In Victorian times, a parlour (Americanized to “parlor”) was a room in the home set aside for formal occasions. As American Heritage noted in 1963, it was “a bower of fringe and needlepoint, cabbage roses and lambrequins, ottomans and little spindle chairs on which a lady might perch daintily in her crinoline” — all the finery that marked a Victorian family as high class.
As historian Paul Mullins writes in his essay “Racializing the Parlor” from the 2001 book Race and the Archaeology of Identity, the concept of a parlor was racially charged from the beginning. Parlors were intended to display a family’s “utter embrace of genteel discipline,” and “Black consumers were assumed to be racially incompatible with genteel privilege.” Some wealthy African American families managed to turn this stereotype on its head, but fundamentally the parlor was full of objects that “celebrated ideologies such as white supremacy, American industrial might, Christian superiority, Western domination, and patriarchy.”
Sheet music, which was one of the 19th century’s dominant forms of popular culture, backs up these racial undertones. Minstrel music was a deeply racist musical form in which white performers in blackface imitated African Americans, waltzing through every horrific stereotype imaginable. Minstrel music often addressed the parlor.
For example, consider the 1847 minstrel song titled “Walk in the Parlor.” The cover to the sheet music is a horror show of racist symbolism, and its subtitle notes that its songs are “sung by them.” One line reads, “Walk into the parlor/And hear de banjo ring/And watch de darkey’s fingers/While he picks it on de string.”
The song mocks a slave, who is depicted as sharing his view of various Bible stories and other Western symbolism in a song but gets the details wrong in all kinds of racially stereotyped ways. The idea that the fictional slave is performing his song “in the parlor” is likely meant to underscore his naivete and racial inferiority.
The parlor was a space where white Americans would sing songs mocking Black people, adorn their spaces with symbols of their privilege, and indulge in racism in a private, “safe” setting.
Just as the slave mangles Western stories that would have been familiar to white Victorians, his very presence in such a white and genteel space as the parlor (and the fact that he plays his banjo there) would likely have been hilarious to many Victorian Americans. The contrast between the slave and the parlor underscores the slave’s fundamental primitivity. It sets him up as a foolish, inhuman character, serving to reinforce racial stereotypes of the time.
Given the complex racial (and gender) undertones of the American parlor, the Parler app’s name makes a lot more sense. In Victorian times, many homes’ parlors were places where white Americans could retreat to celebrate, reinforce, and perform their whiteness. The parlor was a space where they would sing songs mocking Black people, adorn their spaces with symbols of their privilege and class-based refinement, and indulge in xenophobia and racism in a private, “safe” setting.
All of that sounds a lot like the kind of activity that takes place on the Parler app.

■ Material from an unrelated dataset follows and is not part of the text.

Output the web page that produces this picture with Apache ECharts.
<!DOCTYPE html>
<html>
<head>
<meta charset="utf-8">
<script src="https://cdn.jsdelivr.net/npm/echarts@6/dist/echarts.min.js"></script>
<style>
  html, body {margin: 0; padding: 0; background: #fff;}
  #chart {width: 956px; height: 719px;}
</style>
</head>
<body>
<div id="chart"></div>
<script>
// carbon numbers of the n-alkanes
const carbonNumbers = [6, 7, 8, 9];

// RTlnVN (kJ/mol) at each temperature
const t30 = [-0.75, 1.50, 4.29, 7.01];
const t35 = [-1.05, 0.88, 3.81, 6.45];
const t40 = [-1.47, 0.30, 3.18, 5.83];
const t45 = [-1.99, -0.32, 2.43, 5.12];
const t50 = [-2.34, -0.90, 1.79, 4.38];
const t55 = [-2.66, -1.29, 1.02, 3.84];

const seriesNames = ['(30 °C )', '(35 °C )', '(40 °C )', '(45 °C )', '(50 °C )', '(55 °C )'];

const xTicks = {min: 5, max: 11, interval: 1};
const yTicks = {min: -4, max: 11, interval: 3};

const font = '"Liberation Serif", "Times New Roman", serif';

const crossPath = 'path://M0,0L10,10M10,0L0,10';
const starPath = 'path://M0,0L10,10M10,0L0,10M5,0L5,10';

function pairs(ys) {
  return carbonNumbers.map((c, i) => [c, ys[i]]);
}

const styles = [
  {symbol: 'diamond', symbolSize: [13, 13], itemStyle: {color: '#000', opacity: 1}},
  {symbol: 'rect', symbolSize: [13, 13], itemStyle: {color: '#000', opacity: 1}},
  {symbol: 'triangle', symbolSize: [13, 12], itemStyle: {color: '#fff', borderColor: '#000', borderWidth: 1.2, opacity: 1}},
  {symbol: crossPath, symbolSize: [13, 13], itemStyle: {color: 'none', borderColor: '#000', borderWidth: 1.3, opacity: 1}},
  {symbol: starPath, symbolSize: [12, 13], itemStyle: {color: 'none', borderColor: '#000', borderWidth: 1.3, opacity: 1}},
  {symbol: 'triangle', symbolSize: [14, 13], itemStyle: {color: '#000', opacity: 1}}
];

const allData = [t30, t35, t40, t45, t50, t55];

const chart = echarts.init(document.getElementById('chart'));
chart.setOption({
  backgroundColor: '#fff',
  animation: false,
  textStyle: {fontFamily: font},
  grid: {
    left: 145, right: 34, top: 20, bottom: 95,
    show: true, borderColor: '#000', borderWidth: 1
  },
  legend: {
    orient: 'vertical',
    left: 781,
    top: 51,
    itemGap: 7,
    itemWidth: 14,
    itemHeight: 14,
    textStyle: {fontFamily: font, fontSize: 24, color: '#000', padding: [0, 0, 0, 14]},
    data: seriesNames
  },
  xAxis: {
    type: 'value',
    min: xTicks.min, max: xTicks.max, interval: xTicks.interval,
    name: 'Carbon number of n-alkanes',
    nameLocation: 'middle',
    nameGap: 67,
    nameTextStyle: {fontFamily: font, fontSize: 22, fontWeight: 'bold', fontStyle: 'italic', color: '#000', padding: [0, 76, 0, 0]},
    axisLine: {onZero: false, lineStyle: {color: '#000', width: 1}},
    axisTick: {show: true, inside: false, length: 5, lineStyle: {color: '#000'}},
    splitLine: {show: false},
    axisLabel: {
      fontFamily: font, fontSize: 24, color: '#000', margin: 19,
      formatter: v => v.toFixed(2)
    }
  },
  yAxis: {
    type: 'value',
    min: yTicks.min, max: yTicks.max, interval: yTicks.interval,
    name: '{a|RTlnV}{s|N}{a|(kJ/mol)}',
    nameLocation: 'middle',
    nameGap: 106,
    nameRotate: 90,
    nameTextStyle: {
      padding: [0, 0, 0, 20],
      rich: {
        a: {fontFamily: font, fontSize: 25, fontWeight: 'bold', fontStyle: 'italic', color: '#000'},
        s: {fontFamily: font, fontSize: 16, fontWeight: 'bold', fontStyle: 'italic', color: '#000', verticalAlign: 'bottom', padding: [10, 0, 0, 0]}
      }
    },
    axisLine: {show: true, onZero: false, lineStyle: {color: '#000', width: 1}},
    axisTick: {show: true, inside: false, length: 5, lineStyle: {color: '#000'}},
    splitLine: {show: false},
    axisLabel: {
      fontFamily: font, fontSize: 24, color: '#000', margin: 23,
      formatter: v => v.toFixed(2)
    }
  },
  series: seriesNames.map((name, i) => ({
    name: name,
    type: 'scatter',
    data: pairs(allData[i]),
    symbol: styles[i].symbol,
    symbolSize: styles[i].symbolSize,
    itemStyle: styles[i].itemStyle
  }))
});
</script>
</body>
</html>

Just as Victorians likely felt threatened by an increasingly diverse, changing, expanding world and thus created the parlor as a place to retreat, modern racists, white supremacists, and anti-Semites — fed up with or forced off mainstream platforms — have created Parler as a place to retreat, speak with other like-minded people and feel safe in expressing their often-bigoted beliefs. “Parler,” then, is the perfect name for the platform. It evokes an idyllic sense of a “sacred” space for connection and communication. But at the same time, it hints at racial, gender, and class-based stereotypes and the idea of a space set aside for conservatism, old ideas, and unapologetic whiteness.
Here’s the final irony, though: The word “parlor” (as in the parlor of a home) is itself derived from the French word parler. Thus, even though Parler’s users have rebranded the app’s name and linked it to a racially charged American space, they can’t escape the foreign influence behind that space’s name.
Victorians retreated to their parlors to escape from a changing world. But ultimately that approach failed — the world changed anyway, and their way of life was swept away with it. Many of Parler’s users may want to escape from our multiethnic, diverse, changing world. But they can’t. The world has changed already, and no amount of segmentation, separation, or creative rebranding will stop that.